A 2,000-year-old synagogue was discovered in the ancient Jewish settlement of Migdal in Galilee, the second synagogue from the Second Temple Period uncovered in the town, also known as Magdala. The location is prominently featured both in the Jewish-Roman historian Flavius Josephus’ writings, and as the birthplace of Mary Magdalene in the Gospels.
“The discovery of a second synagogue in this Galilean settlement casts light on the social and religious lives of the Jews in the area in this period, and reflects a need for a dedicated building for Torah reading and study and for social gatherings,” said Dina Avshalom-Gorni, one of the directors of the excavations. “We can imagine Mary Magdalene and her family coming to the synagogue here, along with other residents of Migdal, to participate in religious and communal events.”

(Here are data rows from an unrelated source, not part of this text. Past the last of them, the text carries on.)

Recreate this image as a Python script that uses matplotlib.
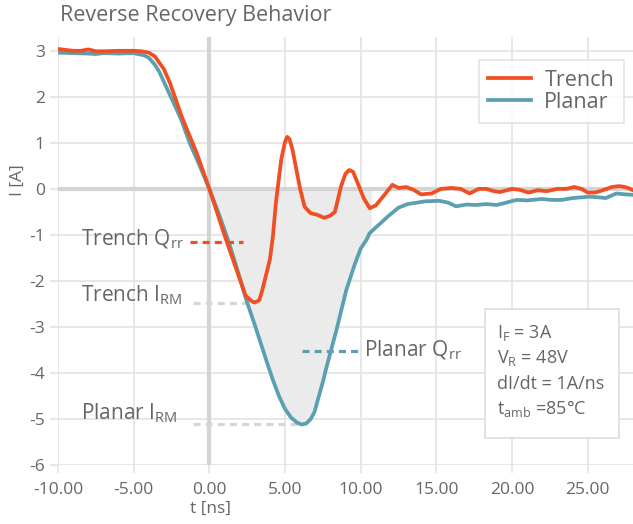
import numpy as np
import matplotlib
matplotlib.use("Agg")
import matplotlib.pyplot as plt
from matplotlib.patches import Rectangle

plt.rcParams['font.family'] = ['Open Sans', 'DejaVu Sans']
plt.rcParams['mathtext.fontset'] = 'custom'
plt.rcParams['mathtext.rm'] = 'Open Sans'
plt.rcParams['mathtext.it'] = 'Open Sans'
plt.rcParams['mathtext.bf'] = 'Open Sans'

# ---------------- data ----------------
t_trench = [-10, -9, -8.5, -8, -7.5, -7, -6, -5, -4.5, -4, -3.6, -3.3, -3, -2.6, -1.8, -0.86,
            0, 1.1, 1.8, 2.4, 2.8, 3.0, 3.3, 3.5, 4.0, 4.2, 4.4, 4.75, 5.0, 5.15, 5.3, 5.5, 5.75, 6.0,
            6.3, 6.7, 7.1, 7.6, 8.0, 8.3, 8.7, 9.0, 9.25, 9.5, 9.8, 10.2, 10.6, 11.0, 11.6, 12.1,
            12.5, 13, 13.5, 14, 14.7, 15.3, 16, 16.6,
            17.2, 17.8, 18.3, 18.8, 19.2, 20, 20.5, 21.1, 21.7, 22.3, 23, 23.6, 24.1, 24.6,
            25, 25.5, 26, 26.6, 27.1, 27.6, 28]
i_trench = [3.04, 3.0, 3.0, 3.03, 2.99, 2.99, 3.0, 3.0, 2.99, 2.96, 2.88, 2.74, 2.6, 2.3, 1.55, 0.8,
            0.0, -1.1, -1.76, -2.32, -2.44, -2.47, -2.42, -2.2, -1.54, -1.04, -0.3, 0.63, 1.02, 1.13, 1.08, 0.85, 0.42, 0.0,
            -0.39, -0.53, -0.56, -0.63, -0.58, -0.5, 0.05, 0.33, 0.41, 0.37, 0.13, -0.2, -0.42, -0.36, -0.12, 0.09,
            0.02, 0.04, -0.02, -0.12, -0.1, 0.0, 0.02, 0.0,
            -0.1, 0.0, 0.0, -0.05, -0.07, 0.0, -0.02, -0.08, -0.03, -0.05, 0.0, 0.0, 0.04, 0.0,
            -0.08, -0.08, -0.03, 0.04, 0.06, 0.03, -0.03]

t_planar = [-10, -9, -8, -7.5, -7, -6, -5, -4.3, -4, -3.6, -3.3, -2.6, -1.85, -1.3, -0.66,
            0, 0.66, 1.3, 1.8, 2.44, 3.0, 3.76, 4.2, 4.6, 5.0, 5.4, 5.8, 6.1, 6.4, 6.7, 6.95, 7.2, 7.5, 7.7,
            8.4, 9.05, 9.6, 10.0, 10.4, 10.6, 11.2, 11.8, 12.5, 13.1, 13.7, 14.3, 15.2, 15.8,
            16.3, 17.0, 17.6, 18.3, 19.0, 19.6, 20.3, 21.0, 22.0, 22.6, 23.3, 24.0, 25.1, 25.6,
            26.2, 26.9, 27.5, 28]
i_planar = [2.96, 2.95, 2.94, 2.93, 2.95, 2.94, 2.95, 2.9, 2.85, 2.7, 2.54, 2.04, 1.5, 1.0, 0.52,
            0.0, -0.57, -1.17, -1.7, -2.41, -2.95, -3.72, -4.15, -4.5, -4.78, -4.97, -5.08, -5.12, -5.1, -5.0, -4.85, -4.55, -4.2, -3.93,
            -3.07, -2.2, -1.65, -1.3, -1.1, -0.96, -0.78, -0.6, -0.41, -0.33, -0.3, -0.27, -0.26, -0.3,
            -0.38, -0.34, -0.35, -0.33, -0.35, -0.3, -0.24, -0.25, -0.22, -0.24, -0.24, -0.2, -0.17, -0.18,
            -0.2, -0.1, -0.12, -0.13]

series_names = ["Trench", "Planar"]
x_ticks = [-10, -5, 0, 5, 10, 15, 20, 25]
y_ticks = [-6, -5, -4, -3, -2, -1, 0, 1, 2, 3]
fill_end = 10.7

c_trench = "#f04e23"
c_planar = "#5b9fb1"
c_text = "#666666"
c_grid = "#e3e3e3"
c_zero = "#d4d4d4"
c_dash = "#d6d6d6"

fig = plt.figure(figsize=(6.33, 5.24), dpi=100)
ax = fig.add_axes([58/633, 1-465/524, 575/633, 428/524])
ax.set_xlim(-10, 28)
ax.set_ylim(-6, 3.3)

for s in ax.spines.values():
    s.set_visible(False)
ax.set_xticks(x_ticks)
ax.set_yticks(y_ticks)
ax.set_xticklabels([f"{v:.2f}" for v in x_ticks])
ax.set_yticklabels([str(v) for v in y_ticks])
ax.tick_params(axis='both', length=6, width=1.2, color=c_grid, labelcolor=c_text, labelsize=12.5)
ax.tick_params(axis='x', pad=6)
ax.grid(True, color=c_grid, lw=1.2)
ax.set_axisbelow(True)

ax.axvline(0, color=c_zero, lw=3, zorder=1.5)
ax.axhline(0, color=c_zero, lw=3, zorder=1.5)

# shaded Qrr area
tt = np.linspace(0, fill_end, 300)
pp = np.interp(tt, t_planar, i_planar)
ax.fill_between(tt, pp, 0, color="#ebebeb", lw=0, zorder=1.2)

ax.plot(t_planar, i_planar, color=c_planar, lw=2.7, label=series_names[1], zorder=3,
        solid_joinstyle='round')
ax.plot(t_trench, i_trench, color=c_trench, lw=2.7, label=series_names[0], zorder=4,
        solid_joinstyle='round')

# annotations
ax.plot([-1.3, 2.2], [-1.15, -1.15], color=c_trench, lw=2.3, ls=(0, (2.2, 1.6)), zorder=5)
ax.plot([-1.1, 2.6], [-2.48, -2.48], color=c_dash, lw=2.3, ls=(0, (2.2, 1.6)), zorder=2)
ax.plot([6.1, 9.9], [-3.52, -3.52], color=c_planar, lw=2.3, ls=(0, (2.2, 1.6)), zorder=5)
ax.plot([-1.1, 5.9], [-5.1, -5.1], color=c_dash, lw=2.3, ls=(0, (2.2, 1.6)), zorder=2)

fs_ann = 15
ax.text(-8.45, -1.1, r"Trench Q$_{\mathrm{rr}}$", color=c_text, fontsize=fs_ann, va='center', ha='left')
ax.text(-8.45, -2.3, r"Trench I$_{\mathrm{RM}}$", color=c_text, fontsize=fs_ann, va='center', ha='left')
ax.text(10.2, -3.5, r"Planar Q$_{\mathrm{rr}}$", color=c_text, fontsize=fs_ann, va='center', ha='left')
ax.text(-8.45, -4.87, r"Planar I$_{\mathrm{RM}}$", color=c_text, fontsize=fs_ann, va='center', ha='left')

# legend
handles, labels = ax.get_legend_handles_labels()
order = [labels.index(n) for n in series_names]
leg = ax.legend([handles[k] for k in order], [labels[k] for k in order],
                loc='upper right', bbox_to_anchor=(0.984, 0.946), fontsize=15.5, frameon=True,
                fancybox=False, edgecolor="#dddddd", handlelength=2.0, handletextpad=0.6,
                borderpad=0.45, labelspacing=0.05, borderaxespad=0)
for txt in leg.get_texts():
    txt.set_color(c_text)
leg.get_frame().set_linewidth(1.2)

# info box
ax.add_patch(Rectangle((0.743, 0.063), 0.233, 0.3015, transform=ax.transAxes, fill=True,
                       facecolor='white', edgecolor="#dddddd", lw=1.2, zorder=6))
info = [r"I$_{\mathrm{F}}$ = 3A", r"V$_{\mathrm{R}}$ = 48V", "dI/dt = 1A/ns",
        r"t$_{\mathrm{amb}}$ =85°C"]
for k, (s, y) in enumerate(zip(info, [0.308, 0.25, 0.19, 0.133])):
    ax.text(0.7635, y, s, transform=ax.transAxes, fontsize=13, color=c_text, va='center',
            ha='left', zorder=7)

fig.text(60/633, 1-15/524, "Reverse Recovery Behavior", fontsize=15.5, color=c_text,
         ha='left', va='center')
fig.text(18/633, 1-180/524, "I [A]", fontsize=12.5, color=c_text, rotation=90, ha='center', va='center')
fig.text(210/633, 1-509/524, "t [ns]", fontsize=12.5, color=c_text, ha='center', va='center')

fig.savefig("out.png", dpi=100)
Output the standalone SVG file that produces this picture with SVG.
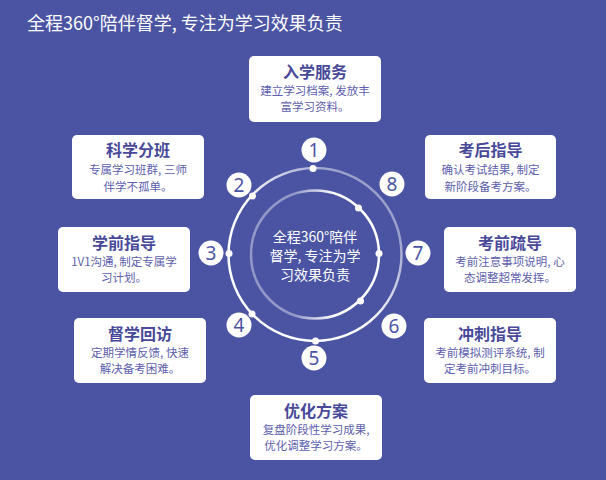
<svg xmlns="http://www.w3.org/2000/svg" width="606" height="480" viewBox="0 0 606 480">
<style>
.bg{fill:#4b54a3}
.card{fill:#ffffff}
.t{font-family:"Noto Sans CJK SC","Noto Sans",sans-serif;font-size:16px;font-weight:bold;fill:#484a99;text-anchor:middle}
.d{font-family:"Noto Sans CJK SC","Noto Sans",sans-serif;font-size:11.5px;fill:#5d60ad;text-anchor:middle}
.nc{fill:#ffffff}
.n{font-family:"Noto Sans","Noto Sans CJK SC",sans-serif;font-size:19px;fill:#4b54a3;text-anchor:middle}
.dot{fill:#ffffff}
.h{font-family:"Noto Sans CJK SC","Noto Sans",sans-serif;font-size:18px;fill:#ffffff}
.c{font-family:"Noto Sans CJK SC","Noto Sans",sans-serif;font-size:14px;fill:#ffffff;text-anchor:middle}
</style>
<defs>
<linearGradient id="go" x1="0" y1="1" x2="1" y2="0">
<stop offset="0.45" stop-color="#ffffff" stop-opacity="1"/>
<stop offset="0.8" stop-color="#ffffff" stop-opacity="0.45"/>
</linearGradient>
<linearGradient id="gi" x1="0" y1="0" x2="1" y2="0">
<stop offset="0.35" stop-color="#ffffff" stop-opacity="0.4"/>
<stop offset="0.65" stop-color="#ffffff" stop-opacity="1"/>
</linearGradient>
</defs>
<rect class="bg" x="0" y="0" width="606" height="480"/>
<text class="h" x="27" y="30">全程360°陪伴督学, 专注为学习效果负责</text>

<g id="rings">
<circle cx="315" cy="254.5" r="86.5" fill="none" stroke="url(#go)" stroke-width="2.5"/>
<circle cx="315" cy="254.5" r="64" fill="none" stroke="url(#gi)" stroke-width="2.5"/>
<circle class="dot" cx="313" cy="168.5" r="3.5"/>
<circle class="dot" cx="252.5" cy="196" r="3.5"/>
<circle class="dot" cx="229" cy="253.5" r="3.5"/>
<circle class="dot" cx="252" cy="314" r="3.5"/>
<circle class="dot" cx="315.5" cy="341" r="3.5"/>
<circle class="dot" cx="358.5" cy="208" r="3.5"/>
<circle class="dot" cx="379" cy="253.5" r="3.5"/>
<circle class="dot" cx="360.5" cy="301" r="3.5"/>
</g>

<g id="center">
<text class="c" x="315" y="242">全程360°陪伴</text>
<text class="c" x="315" y="261">督学, 专注为学</text>
<text class="c" x="315" y="280">习效果负责</text>
</g>

<g id="n1"><circle class="nc" cx="314" cy="150" r="12.5"/><text class="n" x="314" y="157">1</text></g>
<g id="n2"><circle class="nc" cx="239" cy="185" r="12.5"/><text class="n" x="239" y="192">2</text></g>
<g id="n3"><circle class="nc" cx="211" cy="253" r="12.5"/><text class="n" x="211" y="260">3</text></g>
<g id="n4"><circle class="nc" cx="239" cy="325" r="12.5"/><text class="n" x="239" y="332">4</text></g>
<g id="n5"><circle class="nc" cx="314" cy="358" r="12.5"/><text class="n" x="314" y="365">5</text></g>
<g id="n6"><circle class="nc" cx="394" cy="326" r="12.5"/><text class="n" x="394" y="333">6</text></g>
<g id="n7"><circle class="nc" cx="418" cy="253" r="12.5"/><text class="n" x="418" y="260">7</text></g>
<g id="n8"><circle class="nc" cx="392" cy="184" r="12.5"/><text class="n" x="392" y="191">8</text></g>

<g id="card1"><rect class="card" x="249" y="56" width="132" height="66" rx="5"/>
<text class="t" x="315" y="78">入学服务</text>
<text class="d" x="315" y="95">建立学习档案, 发放丰</text>
<text class="d" x="315" y="111">富学习资料。</text></g>

<g id="card2"><rect class="card" x="72" y="135" width="132" height="64" rx="5"/>
<text class="t" x="138" y="156">科学分班</text>
<text class="d" x="138" y="174">专属学习班群, 三师</text>
<text class="d" x="138" y="191">伴学不孤单。</text></g>

<g id="card8"><rect class="card" x="425" y="135" width="131" height="64" rx="5"/>
<text class="t" x="490.5" y="156">考后指导</text>
<text class="d" x="490.5" y="174">确认考试结果, 制定</text>
<text class="d" x="490.5" y="191">新阶段备考方案。</text></g>

<g id="card3"><rect class="card" x="58" y="227" width="132" height="65" rx="5"/>
<text class="t" x="124" y="249">学前指导</text>
<text class="d" x="124" y="266">1V1沟通, 制定专属学</text>
<text class="d" x="124" y="282">习计划。</text></g>

<g id="card7"><rect class="card" x="444" y="227" width="132" height="65" rx="5"/>
<text class="t" x="510" y="249">考前疏导</text>
<text class="d" x="510" y="266">考前注意事项说明, 心</text>
<text class="d" x="510" y="282">态调整超常发挥。</text></g>

<g id="card4"><rect class="card" x="74" y="318" width="132" height="65" rx="5"/>
<text class="t" x="140" y="340">督学回访</text>
<text class="d" x="140" y="357">定期学情反馈, 快速</text>
<text class="d" x="140" y="373">解决备考困难。</text></g>

<g id="card6"><rect class="card" x="424" y="318" width="132" height="65" rx="5"/>
<text class="t" x="490" y="340">冲刺指导</text>
<text class="d" x="490" y="357">考前模拟测评系统, 制</text>
<text class="d" x="490" y="373">定考前冲刺目标。</text></g>

<g id="card5"><rect class="card" x="250" y="395" width="132" height="65" rx="5"/>
<text class="t" x="316" y="417">优化方案</text>
<text class="d" x="316" y="434">复盘阶段性学习成果,</text>
<text class="d" x="316" y="450">优化调整学习方案。</text></g>
</svg>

According to the Gospels, Mary Magdalene – also known as Mary from Magdala – was one of the women who traveled with Jesus and witnessed his crucifixion and resurrection.
In the first century CE, Migdal was also the main base of Yosef ben Matityahu (Flavius Josephus), who served as commander of the rebellion against the Romans in Galilee before he surrendered to them and eventually obtained Roman citizenship.
The first synagogue was uncovered in the Migdal in 2009, when an excavation by the Israel Antiquities Authority unearthed Jewish ritual baths (mikvaot), streets, a marketplace and industrial facilities. A unique artifact stood in the middle of the synagogue’s main hall: a large stone portraying the Second Temple of Jerusalem, with a carved seven-branched menorah on one of its sides. It represented a crucial discovery because the depiction was engraved in the stone when the temple was still standing.
“The fact that we have found two synagogues shows that the Jews of the Second Temple period were looking for a place for religious, and perhaps also social, gatherings,” said Zinman Institute head Prof. Adi Erlich. “The stone bearing a relief of the Menorah from the other synagogue at Migdal, suggests that the local Jews saw Jerusalem as their religious center, and their local activities took place under this centrality.”
The newly discovered synagogue was shaped as a square and built in basalt and limestone. It featured a main hall and two other rooms. The main hall was coated in white plaster and featured a stone bench along the walls, also coated in plaster. One of the smaller rooms presented a stone shelf. According to the experts it might have been used to store Torah scrolls.
“The synagogue we are excavating now is close to the residential street, whereas the one excavated in 2009 was surrounded by an industrial area,” Erlich also said. “Thus the local synagogues were constructed within the social fabric of the settlement.”
The excavation was initiated as a salvage excavation prior to construction works at the Migdal intersection. According to Israeli law, all development projects need to be accompanied by such an excavation.